I passed a major intersection which allowed traffic coming from the west to join the Ampenam-bound stream. Traffic density flowing west increased markedly so overtaking became a lot more problematic. Patience rather than panache ruled the day. ‘Live fast, die young and leave a good looking corpse.’ was not a catchcry I was inclined to take up - life is much too enjoyable to be snuffed out prematurely beneath the wheels of an on-coming truck. However, many young Indonesian riders had a touch of the James Dean’s about them as they flashed by me at high speed, just managing to get back in and live to do it again a click or two down the road.
In the late afternoon I reached the narrow by-ways of Ampenam Arab quarter. I spotted a likely looking market. A phalanx of bikes was parked out front and the young guy who held the parking franchise waved me to a vacant slot. I dismounted and followed my nose to the smell of chicken satay being grilled over hot coals in front of a little stand. A stool, a bench, a hot black Lombok coffee in hand, polite inquiries as to where I was from and where I was headed, warm smiles and a plate of delicious food in front of me – what more could a lone traveller wish for?
Refreshed and re-invigorated I paid up, made my way to the bike park and paid my Rp.1000 (about 12 cents) parking fee. The young attendant retrieved my machine and then, with much whistle blowing, and arm waving, held up the traffic so I could blend seemlessly into the flow heading north to Senggigi. Shortly after I was in amongst a tangle of vehicles weaving their way between the potholes and kicking up the dust - all eager to be free of the city and out in open country again.

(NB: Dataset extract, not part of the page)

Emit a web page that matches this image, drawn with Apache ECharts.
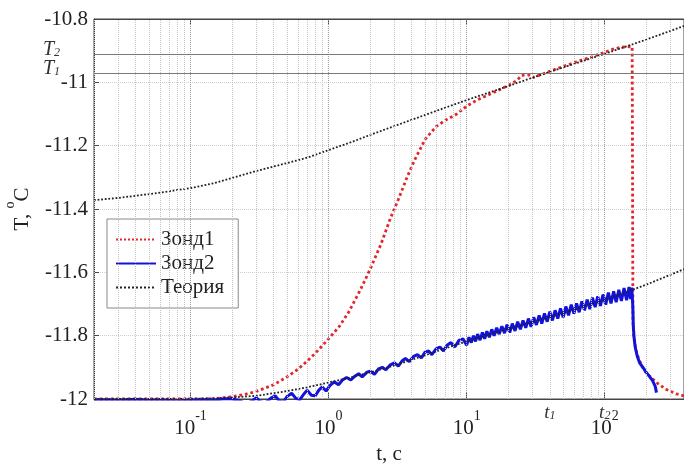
<!DOCTYPE html>
<html>
<head>
<meta charset="utf-8">
<script src="https://cdn.jsdelivr.net/npm/echarts@6/dist/echarts.min.js"></script>
<style>
  html, body { margin: 0; padding: 0; background: #fff; }
  #chart { width: 684px; height: 464px; }
</style>
</head>
<body>
<div id="chart"></div>
<script>
// values: time in s, temperature in °C
const probe1T = [0.02, 0.05, 0.1, 0.15, 0.2, 0.25, 0.3, 0.4, 0.5, 0.6, 0.7, 0.8, 1.0, 1.2, 1.4, 1.7, 2.0, 2.4, 2.8, 3.2, 3.7, 4.2, 5.0, 6.0, 7.0, 8.5, 10, 12, 15, 20, 23, 25, 28, 30, 35, 40, 50, 60, 70, 80, 90, 100, 115, 130, 145, 158, 159, 160, 162, 170, 185, 200, 240, 280, 330, 375];
const probe1V = [-12.0, -12.0, -12.0, -11.999, -11.993, -11.985, -11.976, -11.955, -11.93, -11.906, -11.88, -11.856, -11.81, -11.77, -11.725, -11.655, -11.59, -11.51, -11.43, -11.37, -11.3, -11.245, -11.18, -11.14, -11.12, -11.1, -11.075, -11.055, -11.036, -11.01, -10.995, -10.978, -10.976, -10.985, -10.975, -10.965, -10.95, -10.938, -10.928, -10.92, -10.912, -10.905, -10.895, -10.89, -10.887, -10.888, -11.3, -11.75, -11.8, -11.855, -11.895, -11.918, -11.95, -11.97, -11.984, -11.99];

const probe2T = [0.02, 0.03, 0.04, 0.05, 0.06, 0.08, 0.1, 0.12, 0.15, 0.18, 0.2, 0.22, 0.24, 0.26, 0.28, 0.30, 0.32, 0.35, 0.38, 0.41, 0.44, 0.47, 0.5, 0.54, 0.58, 0.62, 0.66, 0.7, 0.75, 0.8, 0.85, 0.9, 0.96, 1.02, 1.1, 1.18, 1.26, 1.35, 1.45, 1.55, 1.65, 1.75, 1.9, 2.0, 2.15, 2.3, 2.45, 2.6, 2.8, 3.0, 3.2, 3.4, 3.6, 3.85, 4.1, 4.4, 4.7, 5.0, 5.3, 5.6, 6.0, 6.4, 6.8, 7.2, 7.7, 8.2, 8.8, 9.4,
  10, 10.4, 10.8, 11.2, 11.6, 12, 12.5, 13, 13.5, 14, 14.6, 15.2, 15.8, 16.5, 17.2, 18, 18.8, 19.6, 20.5, 21.4, 22.4, 23.4, 24.5, 25.6, 26.8, 28, 29.3, 30.6, 32, 33.5, 35, 36.6, 38.3, 40, 41.8, 43.7, 45.7, 47.8, 50, 52.3, 54.7, 57.2, 59.8, 62.5, 65.3, 68.3, 71.4, 74.6, 78, 81.5, 85.2, 89, 93, 97.2, 101.6, 106.2, 111, 116, 121, 126.5, 132, 138, 144, 150, 154, 157, 159,
  160, 161, 163, 166, 172, 179, 190, 200, 212, 222, 232, 237];
const probe2V = [-12.002, -12.004, -12.001, -12.005, -12.003, -12.006, -12.004, -12.002, -12.003, -11.999, -12.0, -12.004, -12.01, -12.013, -12.006, -11.996, -12.009, -12.012, -11.998, -11.99, -12.006, -12.01, -11.992, -11.982, -11.998, -12.002, -11.985, -11.972, -11.988, -11.99, -11.972, -11.962, -11.975, -11.958, -11.946, -11.955, -11.94, -11.932, -11.94, -11.928, -11.92, -11.93, -11.915, -11.912, -11.922, -11.905, -11.9, -11.908, -11.892, -11.886, -11.896, -11.88, -11.872, -11.882, -11.866, -11.86, -11.87, -11.852, -11.848, -11.86, -11.842, -11.836, -11.848, -11.83, -11.822, -11.836, -11.815, -11.81,
  -11.83, -11.805, -11.822, -11.8, -11.818, -11.795, -11.814, -11.79, -11.81, -11.786, -11.805, -11.78, -11.8, -11.775, -11.795, -11.77, -11.792, -11.765, -11.79, -11.762, -11.785, -11.756, -11.78, -11.752, -11.775, -11.746, -11.772, -11.742, -11.766, -11.736, -11.762, -11.73, -11.756, -11.724, -11.752, -11.72, -11.746, -11.714, -11.742, -11.708, -11.736, -11.702, -11.73, -11.698, -11.726, -11.692, -11.72, -11.686, -11.716, -11.68, -11.71, -11.676, -11.706, -11.67, -11.702, -11.664, -11.698, -11.66, -11.694, -11.655, -11.69, -11.65, -11.688, -11.646, -11.684, -11.648, -11.69,
  -11.72, -11.77, -11.805, -11.835, -11.865, -11.886, -11.902, -11.916, -11.93, -11.942, -11.96, -11.98];

const theoryT = [0.02, 0.03, 0.05, 0.07, 0.1, 0.15, 0.2, 0.3, 0.5, 0.7, 1, 1.5, 2, 3, 5, 7, 10, 20, 30, 50, 100, 200, 375];
const theoryHigh = [-11.372, -11.365, -11.353, -11.344, -11.334, -11.318, -11.302, -11.28, -11.255, -11.238, -11.214, -11.187, -11.166, -11.138, -11.103, -11.08, -11.056, -11.012, -10.985, -10.953, -10.91, -10.865, -10.822];
const theoryLow = [-12.0, -12.0, -12.0, -12.0, -11.999, -11.998, -11.995, -11.99, -11.975, -11.963, -11.948, -11.93, -11.916, -11.894, -11.862, -11.84, -11.818, -11.779, -11.757, -11.729, -11.687, -11.639, -11.59];

const levelT1 = -10.97, levelT2 = -10.914;
const timeT1 = 40, timeT2 = 100;

const decades = [0.1, 1, 10, 100];
const gridTimes = [0.02, 0.03, 0.04, 0.05, 0.06, 0.07, 0.08, 0.09,
  0.2, 0.3, 0.4, 0.5, 0.6, 0.7, 0.8, 0.9,
  2, 3, 4, 5, 6, 7, 8, 9,
  20, 30, 40, 50, 60, 70, 80, 90,
  200, 300];

const serif = '"Liberation Serif", "DejaVu Serif", serif';
const zip = (xs, ys) => xs.map((x, i) => [x, ys[i]]);

const chart = echarts.init(document.getElementById('chart'));

const xBase = {
  type: 'log',
  logBase: 10,
  min: 0.02,
  max: 375,
  axisLine: { lineStyle: { color: '#444', width: 1 } },
  axisTick: { inside: true, length: 6, lineStyle: { color: '#444' } },
  splitLine: { show: false }
};

chart.setOption({
  animation: false,
  grid: { left: 94, right: 0, top: 19, bottom: 65, outerBoundsMode: 'none', show: true, borderColor: '#444', borderWidth: 1 },
  legend: {
    orient: 'vertical',
    left: 107,
    top: 219,
    data: ['Зонд1', 'Зонд2', 'Теория'],
    itemWidth: 40,
    itemHeight: 12,
    itemGap: 3,
    padding: [10, 14, 10, 8],
    backgroundColor: '#fff',
    borderColor: '#888',
    borderWidth: 1,
    itemStyle: { opacity: 0 },
    textStyle: { fontFamily: serif, fontSize: 21, lineHeight: 21, color: '#222' }
  },
  xAxis: [
    Object.assign({}, xBase, {
      position: 'bottom',
      name: 't, c',
      nameLocation: 'middle',
      nameGap: 38,
      nameTextStyle: { fontFamily: serif, fontSize: 21, color: '#222' },
      axisLabel: {
        margin: 10,
        showMinLabel: false,
        showMaxLabel: false,
        formatter: function (v) {
          const e = Math.round(Math.log10(v));
          if (decades.indexOf(Math.pow(10, e)) < 0 || Math.abs(v / Math.pow(10, e) - 1) > 1e-6) return '';
          return '{b|10}{e|' + e + '}';
        },
        rich: {
          b: { fontFamily: serif, fontSize: 21, color: '#222', lineHeight: 30, verticalAlign: 'bottom' },
          e: { fontFamily: serif, fontSize: 14, color: '#222', lineHeight: 14, verticalAlign: 'top' }
        }
      }
    }),
    Object.assign({}, xBase, { position: 'top', axisLabel: { show: false } })
  ],
  yAxis: {
    type: 'value',
    min: -12,
    max: -10.8,
    interval: 0.2,
    name: '{a|T, }{s|o}{a|C}',
    nameLocation: 'middle',
    nameGap: 52,
    nameTextStyle: {
      rich: {
        a: { fontFamily: serif, fontSize: 21, color: '#222', lineHeight: 30, verticalAlign: 'bottom' },
        s: { fontFamily: serif, fontSize: 14, color: '#222', lineHeight: 14, verticalAlign: 'top' }
      }
    },
    axisLine: { show: true, lineStyle: { color: '#444', width: 1 } },
    axisTick: { show: true, inside: true, length: 5, lineStyle: { color: '#444' } },
    axisLabel: { margin: 6, fontFamily: serif, fontSize: 21, color: '#222' },
    splitLine: { show: true, lineStyle: { color: '#cfcfcf', type: 'dotted', width: 1 } }
  },
  series: [
    {
      name: 'grid',
      type: 'line',
      data: [],
      silent: true,
      markLine: {
        silent: true,
        symbol: 'none',
        label: { show: false },
        lineStyle: { color: '#c4c4c4', type: 'dotted', width: 1 },
        data: gridTimes.map(t => ({ xAxis: t })).concat(
          decades.map(t => ({ xAxis: t, lineStyle: { color: '#9a9a9a', type: 'dotted', width: 1 } })))
      }
    },
    {
      name: 'levels',
      type: 'line',
      data: [],
      silent: true,
      markLine: {
        silent: true,
        symbol: 'none',
        lineStyle: { color: '#7a7a7a', type: 'solid', width: 1 },
        label: {
          show: true,
          position: 'start',
          distance: 34,
          padding: [0, 0, 9, 0],
          rich: {
            i: { fontFamily: serif, fontStyle: 'italic', fontSize: 20, color: '#333' },
            s: { fontFamily: serif, fontStyle: 'italic', fontSize: 12, color: '#333', verticalAlign: 'bottom', lineHeight: 18 }
          }
        },
        data: [
          { yAxis: levelT2, label: { formatter: '{i|T}{s|2}' } },
          { yAxis: levelT1, label: { formatter: '{i|T}{s|1}' } }
        ]
      }
    },
    {
      name: 'times',
      type: 'line',
      data: [],
      silent: true,
      markLine: {
        silent: true,
        symbol: 'none',
        lineStyle: { color: 'rgba(0,0,0,0)', width: 0 },
        label: {
          show: true,
          position: 'start',
          distance: 4,
          rich: {
            i: { fontFamily: serif, fontStyle: 'italic', fontSize: 19, color: '#333' },
            s: { fontFamily: serif, fontStyle: 'italic', fontSize: 12, color: '#333', verticalAlign: 'bottom', lineHeight: 18 }
          }
        },
        data: [
          { xAxis: timeT1, label: { formatter: '{i|t}{s|1}' } },
          { xAxis: timeT2, label: { formatter: '{i|t}{s|2}' } }
        ]
      }
    },
    {
      name: 'Зонд1',
      type: 'line',
      data: zip(probe1T, probe1V),
      symbol: 'none',
      color: '#e2262b',
      lineStyle: { color: '#e2262b', width: 2.8, type: 'dotted' }
    },
    {
      name: 'Зонд2',
      type: 'line',
      data: zip(probe2T, probe2V),
      symbol: 'none',
      color: '#1212dc',
      lineStyle: { color: '#1212dc', width: 3 }
    },
    {
      name: 'Теория',
      type: 'line',
      data: zip(theoryT, theoryHigh),
      symbol: 'none',
      color: '#222',
      lineStyle: { color: '#222', width: 1.8, type: 'dotted' }
    },
    {
      name: 'Теория',
      type: 'line',
      data: zip(theoryT, theoryLow),
      symbol: 'none',
      color: '#222',
      lineStyle: { color: '#222', width: 1.8, type: 'dotted' }
    }
  ]
});
</script>
</body>
</html>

The road north lay slightly inland from the sea. Nevertheless you could sense its proximity. Farmers drove their buffaloes home after a day’s ploughing; young boys kept flocks of noisy ducks in line and on the move, with the use of long bamboo canes. The roadside was alive with the commerce of village life – a barber shop here, a bike repair shop there, stalls selling coconuts, fruits and vegetables and everywhere people on the way home at the end of the working day.
The first sign I was nearing Senggigi was as depressing as it was unexpected. A garish banner, strung across the road advertised ‘Club 69 Karoke.’ Silhouetted female forms cavorted against a yellow backdrop – a tawdry meeting of West and East each dragging the other down in a triumph of tastelessness. I drove on by, alert and watchful, looking for a hotel. Not long after, out of the corner of my eye, I spotted a small signboard: ‘Pondok Siti Hawa, Backpackers.’ I pulled up quickly, did a U-turn
and drove in through the gates. A cobbled path wound its way through a lush garden. I pulled up at the side of the house and made my way around the back. There, relaxing on a raised platform, was Pak Husin, a New Zealander married to Siti Hawa. ‘Welcome brother,’ he said getting up to shake hands. ‘Siti Hawa,’ he called. ‘Ada tamu.’ (A guest has arrived). Seconds later a beaming Siti Hawa appeared from the kitchen. I liked her straight away. ‘Mari, mari,’ she gestured and we made our way through her lush garden to a small, stone, brick and bamboo bungalow. Self-contained with a thatched roof it was perfect for my needs. I threw my gear on the bed and Siti rushed off to put the coffee on.
The sea was 30 metres away at the edge of the garden. I strolled along the narrow path which ended at a gap in the greenery. The golden sands curved away to left and right extending as far as the eye could see. The waves expired with a gentle hiss. There in front of me, just across the strait, lay Bali, its holy mountain, ‘Gunung Agung’ the ‘Great One’, rising majestically out of the sea. The sand, sea and sky were suffused with the red/yellow glow of the setting sun. I had left the ‘Island of the Gods’ and stumbled upon a little corner of Paradise.